The Raptors are desperately searching for answers, a way to turn their fortunes around and save their season, but perhaps they’re not desperate enough. Among their ongoing concerns is how the starters have performed, particularly to open each half.

Rajakovic, who settled on the first unit of Dennis Schroder, Scottie Barnes, OG Anunoby, Pascal Siakam and Jakob Poeltl early in training camp, has been reluctant to tinker with it – those five players have started together in each of the 19 games they’ve all been available for. At some point, though, that group may force his hand.

They’ve been outscored in six of the past seven games, with the exception coming in the lone win over that stretch – they were plus-six in 21 minutes against Phoenix, a game Toronto won by seven points. In the other six games, all losses, the starting lineup was minus-44 in 90 minutes.

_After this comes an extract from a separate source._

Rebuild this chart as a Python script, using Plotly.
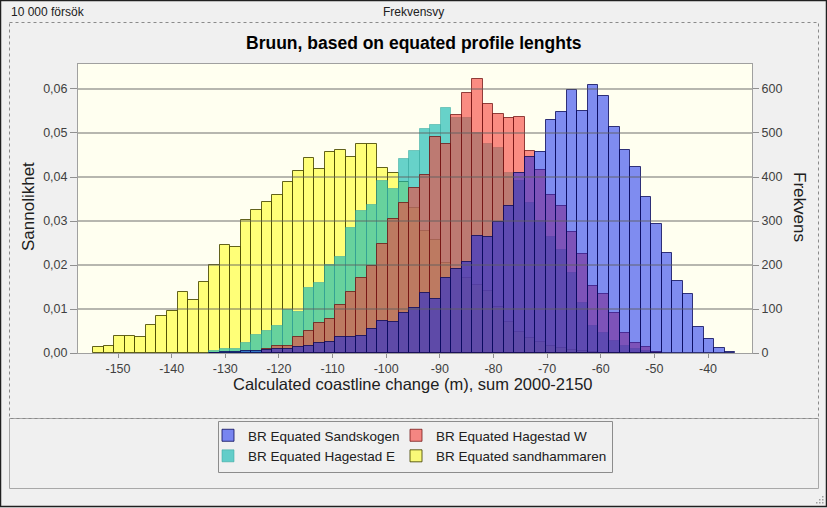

The Raptors lost those contests by a combined 46 points.

“We’re talking about it,” Rajakovic said, asked if he would be open to making a change. “It’s not something that’s completely off the table but I would like to give it another game or two for our guys to try to figure it out.”

In fairness, there isn’t a clear alternative available at the moment. For one, it’s not like anybody off the bench has consistently pushed for more minutes or a bigger role. Gary Trent Jr. would seem to be the most likely candidate, but that’s based on track record and skill set more than his body of work this season (he’s shooting 38 per cent – the lowest mark since his rookie year in Portland). If nothing else, Trent could give that group some much-needed floor spacing and another player capable of creating his own shot (and, theoretically, knocking it down). But who comes out?

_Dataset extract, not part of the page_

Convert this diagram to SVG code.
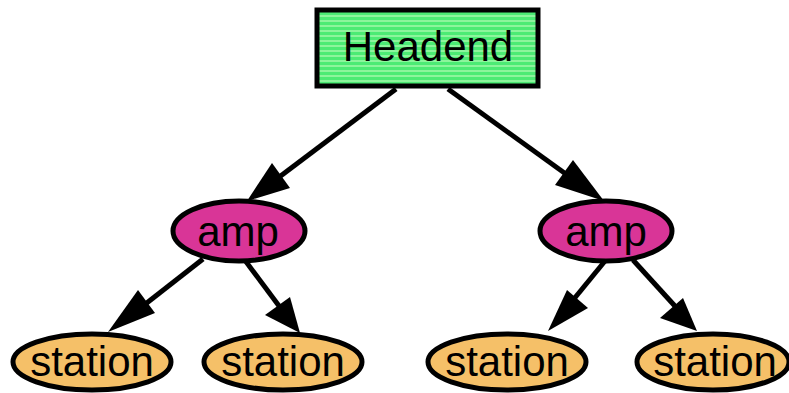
<svg xmlns="http://www.w3.org/2000/svg" width="789" height="393" viewBox="0 0 789 393">
<style>
.lbl{font-family:"Liberation Sans",Arial,sans-serif;font-size:42px;text-anchor:middle;fill:#000}
.edge{stroke:#000;stroke-width:5;fill:none}
.amp{fill:#d93597;stroke:#000;stroke-width:5}
.sta{fill:#f5c068;stroke:#000;stroke-width:5}
</style>
<defs>
<pattern id="stripes" width="10" height="5" patternUnits="userSpaceOnUse">
<rect width="10" height="5" fill="#4ceb74"/>
<rect width="10" height="2" fill="#8cf59c"/>
</pattern>
</defs>
<g id="connectors">
<line class="edge" x1="396" y1="89" x2="262" y2="190"/>
<path d="M247,201 L272,163 L290,188 Z"/>
<line class="edge" x1="448" y1="89" x2="588" y2="190"/>
<path d="M604,201 L573,160 L555,185 Z"/>
<line class="edge" x1="203" y1="259" x2="125" y2="320"/>
<path d="M108,332 L138,290 L155,313 Z"/>
<line class="edge" x1="244" y1="259" x2="288" y2="318"/>
<path d="M300,333 L290,297 L265,315 Z"/>
<line class="edge" x1="605" y1="261" x2="560" y2="316"/>
<path d="M548,331 L567,290 L588,308 Z"/>
<line class="edge" x1="633" y1="260" x2="684" y2="316"/>
<path d="M697,331 L683,298 L660,318 Z"/>
</g>
<g id="headend">
<rect x="317" y="10" width="221" height="76" fill="url(#stripes)" stroke="#000" stroke-width="5"/>
<text class="lbl" x="428" y="61">Headend</text>
</g>
<g id="amp1">
<ellipse class="amp" cx="239" cy="231" rx="66" ry="30"/>
<text class="lbl" x="238" y="246">amp</text>
</g>
<g id="amp2">
<ellipse class="amp" cx="606" cy="231" rx="66" ry="30"/>
<text class="lbl" x="606" y="246">amp</text>
</g>
<g id="station1">
<ellipse class="sta" cx="92" cy="362" rx="79" ry="28"/>
<text class="lbl" x="92" y="376">station</text>
</g>
<g id="station2">
<ellipse class="sta" cx="283" cy="362" rx="79" ry="28"/>
<text class="lbl" x="283" y="376">station</text>
</g>
<g id="station3">
<ellipse class="sta" cx="507" cy="362" rx="79" ry="28"/>
<text class="lbl" x="507" y="376">station</text>
</g>
<g id="station4">
<ellipse class="sta" cx="713" cy="362" rx="76" ry="28"/>
<text class="lbl" x="715" y="376">station</text>
</g>
</svg>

Obviously, it’s not going to be Barnes, or Siakam or Anunoby, as long as they’re on the roster, which leaves Poeltl and Schroder. Going small, with Trent in place of Poeltl, has its advantages on the offensive end but would come at the expense of rebounding and rim protection, and may not sit well with Masai Ujiri, who gave up a first-round pick for the big man at last year’s trade deadline, signed him to an $80 million deal over the summer and has referred to him as a top-10 centre.

The other option would mean starting games without a traditional point guard on the floor. It’s a question of whether Rajakovic feels that Barnes is capable of being a primary ball handler and creator at this stage of his career, or least sharing those duties with Siakam, and given how sparingly they’ve used him in that role this season, we may already have the answer. Even when he’s leading those bench units, he can still defer to a traditional point guard in Malachi Flynn.

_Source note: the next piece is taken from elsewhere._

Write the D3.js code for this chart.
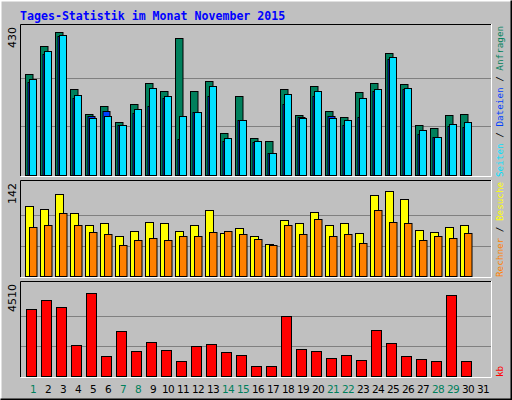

Then there’s Rajakovic’s relationship with Schroder, who he coached when he was an assistant in Oklahoma City during the 2018-19 season. Dating back to the start of camp, he’s made it clear that he views Schroder as a starting NBA point guard, and for what it’s worth, the 11-year vet hasn’t done anything to prove him wrong. While he’s tailed off a bit since his hot start, he’s looked like an adequate short-term replacement for Fred VanVleet.

“When we lost games earlier in the season people said it was the bench, now they’re saying it’s the starters,” said Schroder, who’s averaging 15.3 points and a team-high 7.0 assists in his first season with the Raptors. “We’ve just gotta be better as a team. We lose as a team and we win as a team. Right now it’s a tough stretch. I didn’t play well. So everybody’s just gotta look in the mirror and be better.”

Even if there isn’t an obvious change to make, the best reason for trying something new is: why not? What do they have to lose? The Raptors’ starting lineup has played 270 minutes together this season, second most of any five-man unit, so the sample size is not small. That unit, with Trent in place of Schroder – arguably the team’s five-best players – has only logged five minutes together.

Over this recent seven-game stretch, the starters are scoring 104.4 points per 100 possessions, fewer than San Antonio’s league-worst offensive rating. With only one proven three-point shooting threat (Anunoby) on the floor – two if you believe Barnes’ improved jumper is for real – you can see how spacing would be problematic.

Far more concerning is the steep drop off defensively. That quintet has given up 120.5 points per 100 possessions over the past seven games, which would be the 28th-ranked mark on the season, ahead of only Charlotte and Washington. For a unit that includes an All-NBA defender in Anunoby, one of the league leaders in stocks (steals + blocks) in Barnes and a proven rim protector in Poeltl, as well as the versatility of Siakam, that’s a lot tougher to justify.

“We can talk about the schemes and all that, but we've just got to give a little bit more,” Siakam said. “Whatever we think we're giving, we’ve got to give even more.”

At some point in the not-so-distant future – the Feb. 8 trade deadline is less than two months away – the front office may take matters into their own hands. Rajakovic could ride it out with his current rotation and hope that they’re able to turn things around in a hurry. But if he is going to make a change, he’ll want at least a few weeks to implement and evaluate it. They’re running out of time to find a solution internally.